Escadas como esta eram um autêntico desafio

O percurso até Burlada fez-se com imensas dificuldades nas descidas. Reencontrei Francesca que também estava com enormes dores na perna. Também estava a tomar Voltarem e mostrou-me a ligadura que tinha no joelho direito. Notava-se que estava com dores. Caminhávamos os dois lentamente. Eu e a Francesca tínhamos um enorme problema de comunicação. Ela apenas falava italiano. Eu não falava italiano. Comunicávamos num "espaliano" que frustrava em muito a minha vontade de falar mais ou exprimir pensamentos mais complexos.

Camino

O mesmo campo, depois de subir um pouco. As subidas eram fáceis.

Quando cheguei a Burlada parei num café para descansar um pouco. O dono do café disse-me que faltavam 5km até Pamplona. Ia conseguir! Francesca já não conseguia andar mais. Ficou ali.

Entrada de Burlada

O percurso seria todo por dentro da cidade. Foi fácil! Nem dei por entrar em Pamplona. Só quando vi no guia que a entrada era pela ponte de la Magdalena, atrás de mim, é que soube que já me encontrava na cidade.

Puente de la Magdalena sobre o rio Arga

Tentei encontrar o albergue pelo mapa, mas não consegui. Segui então dois peregrinos espanhóis. Ainda demorou um pouco até me aperceber que estavam a fazer o roteiro turístico pela cidade antes de irem para o albergue. Bolas! Uma lição que se aprendia rapidamente no Camino era o de nunca seguir cegamente outros peregrinos.

Seguindo os peregrinos Espanhóis lá ao fundo...

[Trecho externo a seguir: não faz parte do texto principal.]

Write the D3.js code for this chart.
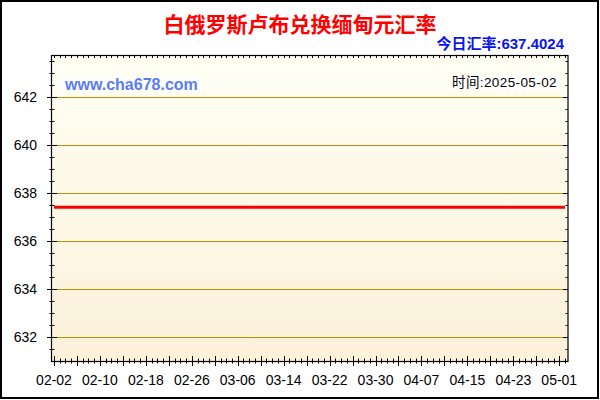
<!DOCTYPE html>
<html>
    <head>
        <meta charset="utf-8">
        <script src="https://d3js.org/d3.v7.min.js"></script>
        <style>
            body{margin:0;background:#fff;}
            text{font-family:"Liberation Sans", Arial, "Noto Sans CJK SC", sans-serif;}
        </style>
    </head>
    <body>
        <svg height="400" width="600" id="chart"></svg>
        <script>
            // data
            const rateDates=["2025-02-02", "2025-05-02"];
            const rateValues=[637.4024, 637.4024];
            const xTickLabels=["02-02","02-10","02-18","02-26","03-06","03-14","03-22","03-30","04-07","04-15","04-23","05-01"];
            const yTickLabels=[632, 634, 636, 638, 640, 642];
            const titleText="白俄罗斯卢布兑换缅甸元汇率";
            const todayText="今日汇率:637.4024";
            const siteText="www.cha678.com";
            const timeText="时间:2025-05-02";

            let svg=d3.select("#chart");
            let plotLeft=52, plotRight=568, plotTop=55, plotBottom=361;
            let parse=d3.timeParse("%Y-%m-%d");

            let x=d3.scaleTime()
                .domain([parse("2025-02-02"), parse("2025-05-02")])
                .range([54, 565]);
            let y=d3.scaleLinear()
                .domain([631, 643.75])
                .range([plotBottom, plotTop]);

            // outer frame
            svg.append("rect")
                .attr("x", 1).attr("y", 1).attr("width", 597).attr("height", 397)
                .style("fill", "#fff").style("stroke", "#000").style("stroke-width", 2);

            let defs=svg.append("defs");
            let grad=defs.append("linearGradient").attr("id", "bg")
                .attr("x1", 0).attr("y1", 0).attr("x2", 0).attr("y2", 1);
            grad.append("stop").attr("offset", "0%").attr("stop-color", "#fffff4");
            grad.append("stop").attr("offset", "100%").attr("stop-color", "#fcf1d9");

            svg.append("rect")
                .attr("x", plotLeft).attr("y", plotTop)
                .attr("width", plotRight-plotLeft).attr("height", plotBottom-plotTop)
                .style("fill", "url(#bg)");

            // grid
            svg.append("g").selectAll("line")
                .data(yTickLabels)
                .join("line")
                .attr("x1", 56).attr("x2", 563)
                .attr("y1", d=>Math.round(y(d))+0.5).attr("y2", d=>Math.round(y(d))+0.5)
                .style("stroke", "#c08c0e").style("stroke-width", 1);

            // ticks
            let days=d3.timeDay.range(parse("2025-02-02"), d3.timeDay.offset(parse("2025-05-02"), 1));
            let halfSteps=d3.range(631.5, 643.75, 0.5);
            let tickG=svg.append("g").style("stroke", "#000").style("stroke-width", 1);

            days.forEach((d,i)=>{
                let px=Math.round(x(d))+0.5;
                let big=i%4==0;
                tickG.append("line").attr("x1", px).attr("x2", px)
                    .attr("y1", plotBottom-(big?5:2.5)).attr("y2", plotBottom+(big?5:2.5));
                tickG.append("line").attr("x1", px).attr("x2", px)
                    .attr("y1", plotTop).attr("y2", plotTop+3);
            });
            halfSteps.forEach(v=>{
                let py=Math.round(y(v))+0.5;
                let big=yTickLabels.includes(v);
                tickG.append("line").attr("y1", py).attr("y2", py)
                    .attr("x1", plotLeft-(big?5:2.5)).attr("x2", plotLeft+(big?5:2.5));
                tickG.append("line").attr("y1", py).attr("y2", py)
                    .attr("x1", plotRight-(big?5:2.5)).attr("x2", plotRight);
            });

            // plot frame
            svg.append("rect")
                .attr("x", plotLeft-0.5).attr("y", plotTop+0.5)
                .attr("width", plotRight-plotLeft+0.5).attr("height", plotBottom-plotTop)
                .style("fill", "none").style("stroke", "#000").style("stroke-width", 1.2);

            // axis labels
            svg.append("g").selectAll("text")
                .data(xTickLabels)
                .join("text")
                .attr("x", d=>x(parse("2025-"+d)))
                .attr("y", 385)
                .attr("text-anchor", "middle")
                .style("font-size", "14px")
                .text(d=>d);
            svg.append("g").selectAll("text")
                .data(yTickLabels)
                .join("text")
                .attr("x", 37)
                .attr("y", d=>y(d)+5)
                .attr("text-anchor", "end")
                .style("font-size", "14px")
                .text(d=>d);

            // rate line
            let line=d3.line()
                .x((d,i)=>x(parse(rateDates[i])))
                .y(d=>y(d));
            svg.append("path")
                .datum(rateValues)
                .attr("d", line)
                .style("fill", "none").style("stroke", "#ff0000").style("stroke-width", 3);

            // titles
            svg.append("text")
                .attr("x", 300).attr("y", 32)
                .attr("text-anchor", "middle")
                .style("font-family", "'Noto Sans CJK SC', sans-serif")
                .style("font-weight", "bold").style("font-size", "21px")
                .style("fill", "#ff0000")
                .text(titleText);
            svg.append("text")
                .attr("x", 564).attr("y", 48.5)
                .attr("text-anchor", "end")
                .style("font-weight", "bold").style("font-size", "15px")
                .style("fill", "#0a14f0")
                .text(todayText);

            let site=svg.append("text")
                .attr("x", 65).attr("y", 90)
                .style("font-weight", "bold").style("font-size", "16px")
                .style("fill", "#5a7cf2")
                .text(siteText);
            let sb=site.node().getBBox();
            svg.insert("rect", ()=>site.node())
                .attr("x", sb.x-3).attr("y", 77).attr("width", sb.width+6).attr("height", 15)
                .style("fill", "#fff");

            let time=svg.append("text")
                .attr("x", 557).attr("y", 87)
                .attr("text-anchor", "end")
                .style("font-size", "13.5px")
                .style("letter-spacing", "0.4px")
                .style("fill", "#000")
                .text(timeText);
            let tb=time.node().getBBox();
            svg.insert("rect", ()=>time.node())
                .attr("x", tb.x-2).attr("y", 75).attr("width", tb.width+4).attr("height", 14)
                .style("fill", "#fff");
        </script>
    </body>
</html>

Perguntei onde ficava o albergue. Indicaram-me que existia um totalmente novo, mesmo no centro do "casco antiguo" da cidade, que ainda não surgia nos guias do Camino. Fui até lá. Situava-se no seminário episcopal, um edifício de 1782, totalmente remodelado por dentro e recuperado por fora. Que albergue! Muito acolhedor, com condições fenomenais.

Entrada do albergue em Pamplona

Estava muito feliz por ter conseguido chegar até Pamplona. No dia anterior não poderia estar mais desanimado. Mas naquele momento, sentia que iria conseguir. Não teria que parar. Apetecia-me sorrir o tempo inteiro.

Ruas de Pamplona. Antes das 16:30, obviamente!